Yine de, evet, genel olarak 'ılımlı' baktım Beşşar Esed'e. Çünkü Baas diktatörlüğünü tasfiye edeceğini, Suriye'deki umumi manzarayı değiştireceğini, bunun için uygun zamanı beklediğini zannediyordum. Uygun zaman "Arap Baharı" ile geldi ve fakat Beşşar Esed devleti ıslah etmek yerine oligarşik diktatörlüğün bekçiliğini tercih etti. Hürriyet ve adalet isteyen halkına alenen ve resmen savaş açtı. Böyle olunca ben de Beşşar Esed'e savaş açtım. Hadise bundan ibaret. Bu kadar basit.

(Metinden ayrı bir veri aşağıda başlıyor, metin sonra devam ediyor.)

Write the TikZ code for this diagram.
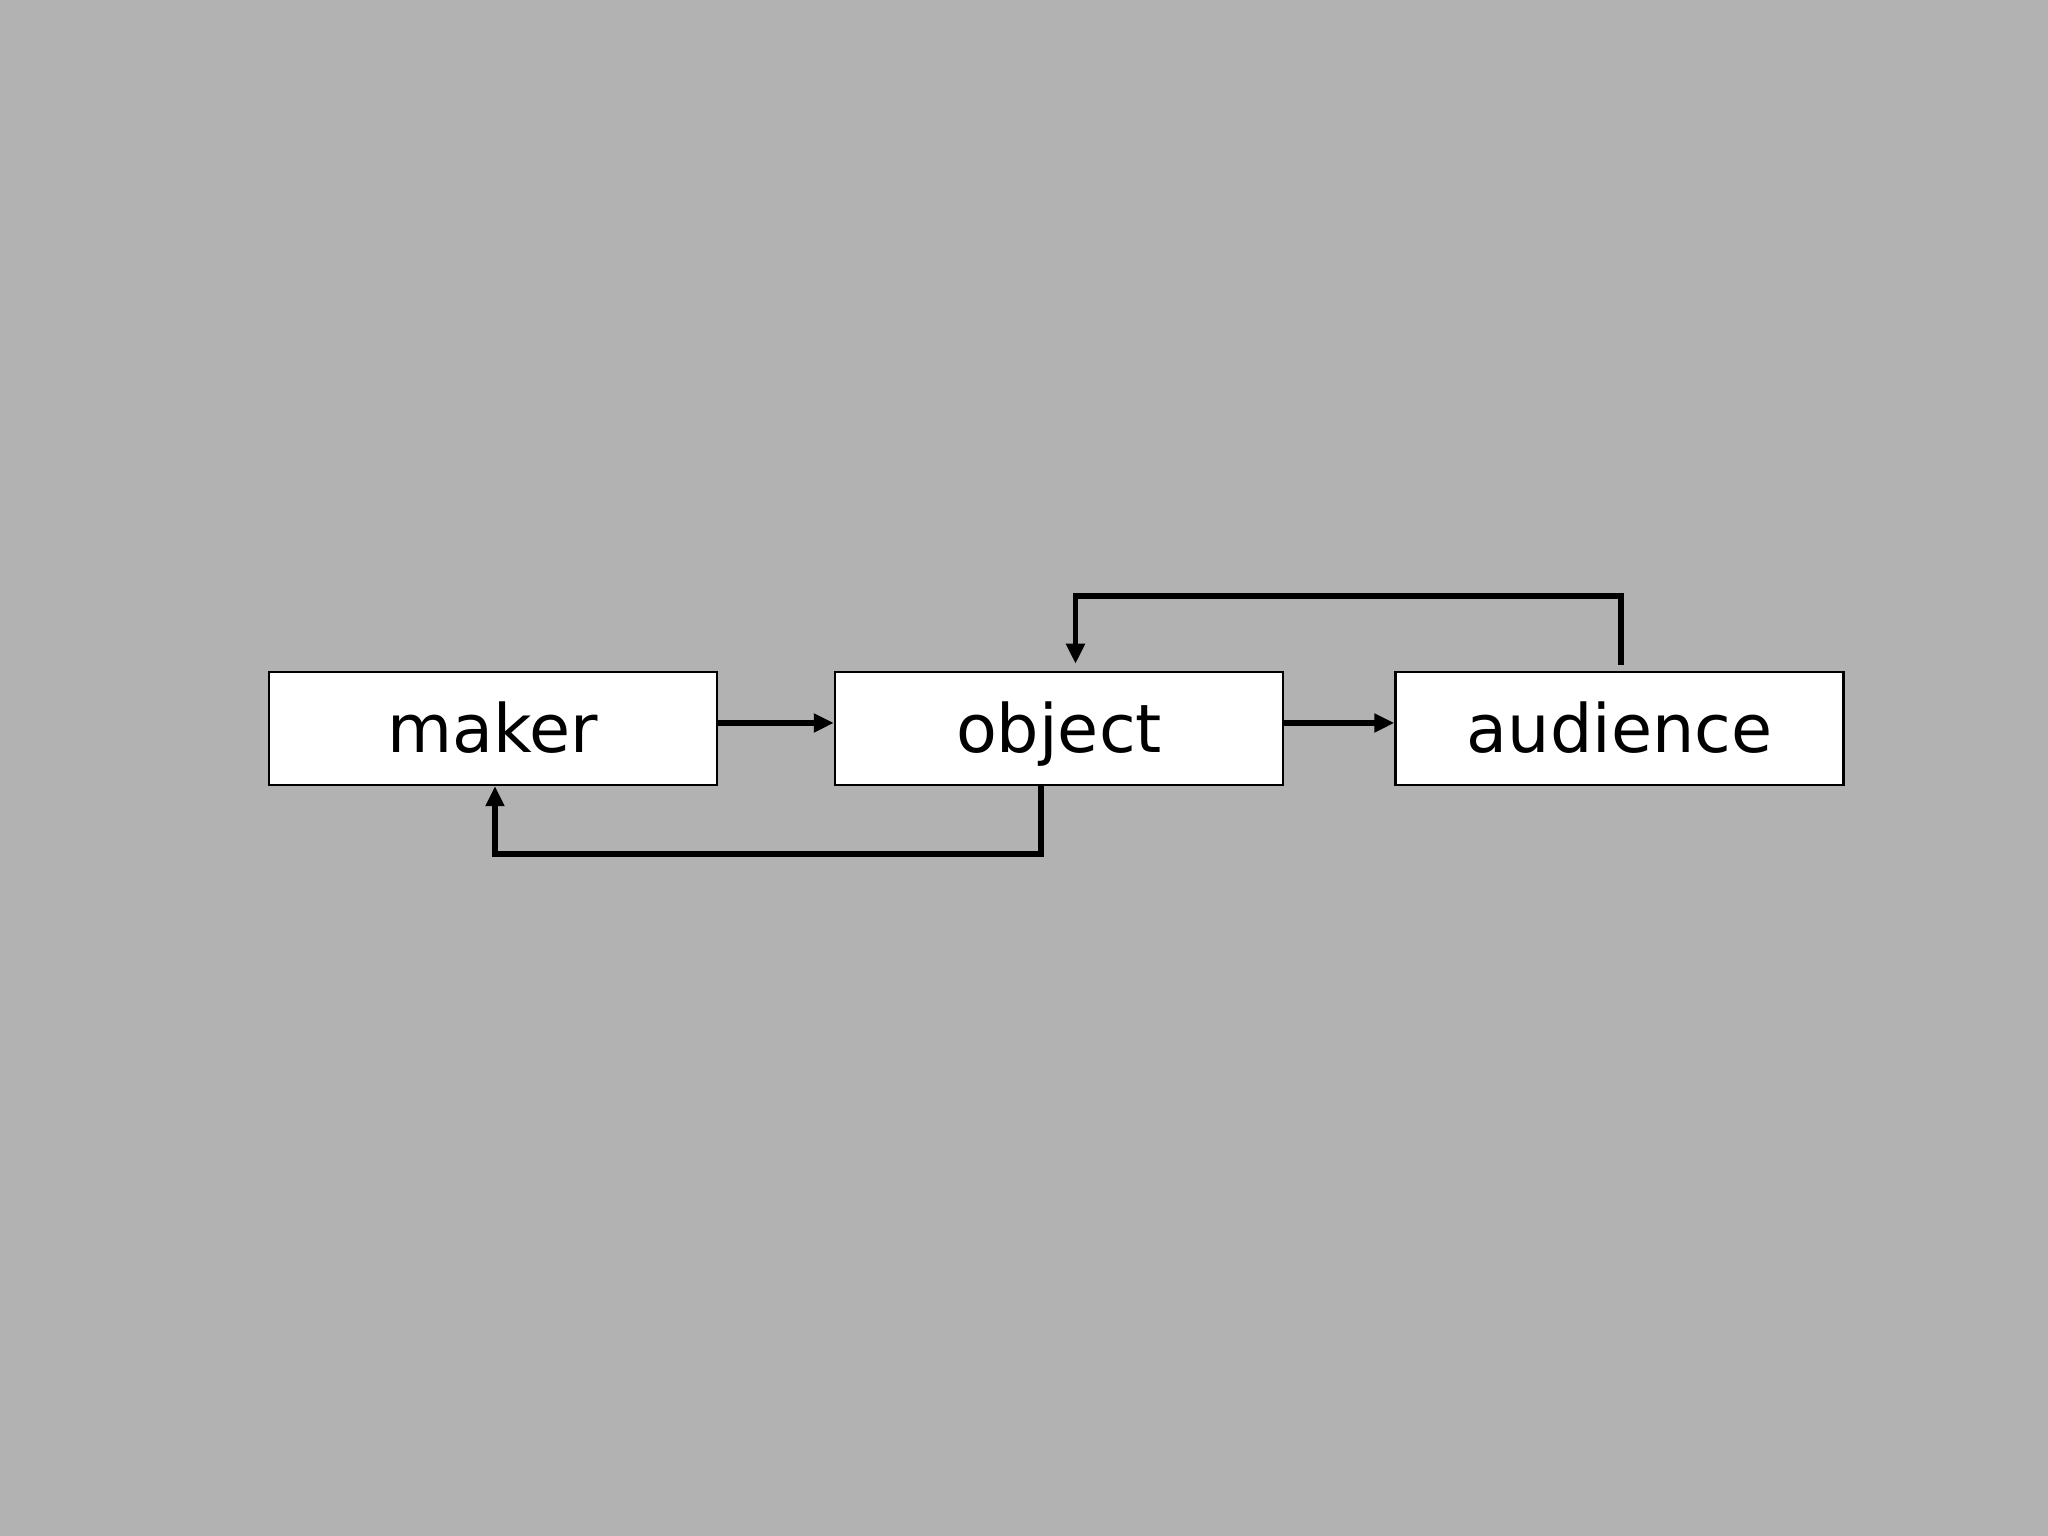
\documentclass[tikz,border=0pt]{standalone}
\usepackage{fontspec}
\setmainfont{DejaVu Sans}
\usetikzlibrary{arrows.meta}
\definecolor{slidegray}{RGB}{178,178,178}

\begin{document}
\begin{tikzpicture}[
        box/.style={draw=black, line width=0.7pt, fill=white, minimum width=4.48cm, minimum height=1.13cm, inner sep=0pt, text height=6mm, text depth=1.1mm, font=\fontsize{19}{23}\selectfont},
        flow/.style={line width=1.7pt, -{Triangle[length=2mm, width=1.8mm]}}
    ]
        \fill[slidegray] (0,0) rectangle (20.48,15.36);
        \useasboundingbox (0,0) rectangle (20.48,15.36);

        \coordinate (makerpos) at (4.93,8.075);
        \coordinate (objectpos) at (10.59,8.075);
        \coordinate (audiencepos) at (16.195,8.075);

        \node[box] (maker) at (makerpos) {maker};
        \node[box] (object) at (objectpos) {object};
        \node[box] (audience) at (audiencepos) {audience};

        \draw[flow] ([yshift=0.55mm]maker.east) -- ([yshift=0.55mm]object.west);
        \draw[flow] ([yshift=0.55mm]object.east) -- ([yshift=0.55mm]audience.west);

        \draw[flow] ([xshift=0.15mm, yshift=0.6mm]audience.north) -- ++(0,0.69) -| ([xshift=1.65mm, yshift=0.7mm]object.north);
        \draw[flow] ([xshift=-1.8mm]object.south) -- ++(0,-0.68) -| ([xshift=0.2mm]maker.south);
    \end{tikzpicture}
\end{document}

Türkiye-Suriye birliğine gelince: Evet, yıllarca bu davayı savundum; Türkiye ile Suriye ve Türkler ile Araplar arasındaki fiziki / psikolojik duvarların yıkılmasına katkıda bulunmaya çalıştım. Beşşar Esed'in bu davaya yarayan söz ve davranışlarını alkışlamaktan da geri durmadım. Allah'a şükürler olsun ki birlik yönünde bir hayli yol aldık. Yol almaya devam edeceğiz inşaallah.

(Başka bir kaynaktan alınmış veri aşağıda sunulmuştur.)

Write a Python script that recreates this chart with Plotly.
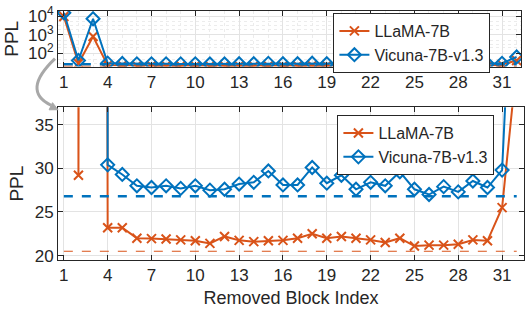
import plotly.graph_objects as go

blocks = list(range(1, 33))
llama = [9500, 29.2, 800, 23.2, 23.2, 22.0, 21.95, 21.9, 21.8, 21.7, 21.4, 22.2,
         21.75, 21.6, 21.7, 21.75, 22.0, 22.5, 22.0, 22.2, 22.0, 21.8, 21.5, 22.0,
         21.1, 21.2, 21.2, 21.3, 21.8, 21.7, 25.5, 42]
vicuna = [15000, 42, 7200, 30.4, 29.3, 28.0, 27.8, 28.0, 27.7, 28.0, 27.5, 27.6,
          28.2, 28.4, 29.7, 28.1, 28.1, 30.1, 28.3, 29.2, 27.6, 28.4, 28.0, 29.6,
          27.6, 27.0, 27.9, 27.3, 28.55, 27.8, 29.8, 65]
llama_base = 20.5
vicuna_base = 26.8
xticks = list(range(1, 32, 3))

ORANGE = "#D95319"
BLUE = "#0072BD"
FONT = "Liberation Sans, Arial, sans-serif"
AX = "#262626"

W, H = 529, 310
ML, MR, MT, MB = 58, 4, 9, 50
PW = W - ML - MR
PH = H - MT - MB

def px(x):
    return (x - ML) / PW

def py(y):
    return (H - MB - y) / PH

fig = go.Figure()

for xa, ya, leg in [("x", "y", "legend"), ("x2", "y2", "legend2")]:
    fig.add_trace(go.Scatter(
        x=blocks, y=llama, xaxis=xa, yaxis=ya, name="LLaMA-7B", legend=leg,
        mode="lines+markers", line=dict(color=ORANGE, width=2),
        marker=dict(symbol="x-thin", size=9, line=dict(color=ORANGE, width=2)),
        cliponaxis=True))
    fig.add_trace(go.Scatter(
        x=blocks, y=vicuna, xaxis=xa, yaxis=ya, name="Vicuna-7B-v1.3", legend=leg,
        mode="lines+markers", line=dict(color=BLUE, width=2),
        marker=dict(symbol="diamond-open", size=10, color=BLUE, line=dict(color=BLUE, width=2)),
        cliponaxis=True))
    fig.add_trace(go.Scatter(
        x=[blocks[0], blocks[-1]], y=[vicuna_base, vicuna_base], xaxis=xa, yaxis=ya,
        mode="lines", line=dict(color=BLUE, width=2.5, dash="dash"), showlegend=False))
    fig.add_trace(go.Scatter(
        x=[blocks[0], blocks[-1]], y=[llama_base, llama_base], xaxis=xa, yaxis=ya,
        mode="lines", line=dict(color=ORANGE, width=1.2, dash="dash"), showlegend=False))

axis_common = dict(
    showline=True, linecolor=AX, linewidth=1, mirror="ticks",
    ticks="inside", ticklen=5, tickcolor=AX, tickwidth=1,
    showgrid=True, gridcolor="#e3e3e3", gridwidth=1, zeroline=False,
    tickfont=dict(family=FONT, size=17, color=AX),
)

top_dom = [py(65), py(9)]

fig.update_layout(
    width=W, height=H,
    margin=dict(l=ML, r=MR, t=MT, b=MB),
    paper_bgcolor="white", plot_bgcolor="white",
    font=dict(family=FONT, color=AX),
    xaxis=dict(axis_common, domain=[0, px(522)], range=[0.6, 32.3], anchor="y",
               tickvals=xticks,
               minor=dict(showgrid=True, gridcolor="#ececec", griddash="dot",
                          gridwidth=1, ticks="", dtick=1)),
    yaxis=dict(axis_common, domain=top_dom, type="log", range=[1.3, 4.27], anchor="x",
               tickvals=[100, 1000, 10000],
               ticktext=["10<sup>2</sup>", "10<sup>3</sup>", "10<sup>4</sup>"],
               minor=dict(showgrid=True, gridcolor="#ececec", griddash="dot",
                          gridwidth=1, ticks="", tickvals=[20, 30, 50, 200, 300, 500, 2000, 3000, 5000]),
               title=dict(text="PPL", font=dict(family=FONT, size=19, color=AX), standoff=4)),
    xaxis2=dict(axis_common, domain=[0, 1], range=[0.6, 32.5], anchor="y2",
                tickvals=xticks,
                title=dict(text="Removed Block Index", font=dict(family=FONT, size=18, color=AX), standoff=6)),
    yaxis2=dict(axis_common, domain=[py(260), py(106)], range=[19.5, 37], anchor="x2",
                tickvals=[20, 25, 30, 35],
                title=dict(text="PPL", font=dict(family=FONT, size=19, color=AX), standoff=6)),
    legend=dict(x=px(334), y=py(11), xanchor="left", yanchor="top",
                bgcolor="white", bordercolor=AX, borderwidth=1, itemwidth=30,
                font=dict(family=FONT, size=16, color=AX), tracegroupgap=0),
    legend2=dict(x=px(338), y=py(114), xanchor="left", yanchor="top",
                 bgcolor="white", bordercolor=AX, borderwidth=1, itemwidth=30,
                 font=dict(family=FONT, size=16, color=AX), tracegroupgap=0),
    showlegend=True,
)

# curved gray arrow linking the panels
p0 = (55, 57); c = (21, 89.5); p2 = (51, 104)
path = "M {} {} Q {} {} {} {}".format(px(p0[0]), py(p0[1]), px(c[0]), py(c[1]), px(p2[0]), py(p2[1]))
fig.add_shape(type="path", path=path, xref="paper", yref="paper",
              line=dict(color="#a8a8a8", width=3))
tri = [(58, 108.5), (49.1, 108.6), (52.5, 101.4)]
tri_path = "M {} {} L {} {} L {} {} Z".format(*[v for p in tri for v in (px(p[0]), py(p[1]))])
fig.add_shape(type="path", path=tri_path, xref="paper", yref="paper",
              line=dict(color="#a8a8a8", width=1), fillcolor="#a8a8a8")

fig.write_html("out.html")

Suriye Beşşar Esed ile kaim değildir, dolayısıyla Beşşar Esed'e karşı tavrımın değişmesi bu davadan vazgeçtiğim anlamına gelmez. Türkiye hükümetinin Beşşar Esed'e tavır koyması da Türkiye-Suriye bütünleşmesinin bittiği, bu konuda yapılan her şeyin boşa gittiği anlamına gelmez.
Beşşar Esed yönetiminin artık Türkiye'ye güvenmediği ve hatta diş bilediği muhakkak. Baas rejimine başkaldıran Suriyeliler ise Türkiye'yi her zamankinden daha çok seviyorlar. Kanlı diktatörlüğe karşı Türkiye'yi yardıma çağırıyorlar. 'Dış müdahaleye zemin hazırlanmasın' diyen birçok muhalif lider bile 'Türkiye müdahale etsin, bizi bu Baasçı canilerden kurtarsın' diyor. Demek ki Türkiye'yi yabancı bir ülke gibi değil de kendi ülkeleri gibi görüyorlar. Demek ki 10 sene boşa gitmemiş. Demek ki AK Parti hükümetinin Suriye ile "tam entegrasyon" siyaseti damardan girip iliklere işlemiş.
Bu noktadan geriye dönüş ancak Türkiye'nin Suriye Devrimi'ne ihanet etmesiyle mümkün olabilir. Zira devrimciler er veya geç kazanacaktır inşaallah. Baas diktatörlüğü geçici bir sorundur. 'Baasçıları küstürürsek ipler kopar' endişesi yersizdir. Daha evvel de Mısır'daki Hüsnü Mübarek yönetimiyle ilgili olarak yazdım: İnceldiği yerden kopsun, zamanı gelince yeniden bağlanır. Halkı temsil eden yeni bir hükümetle!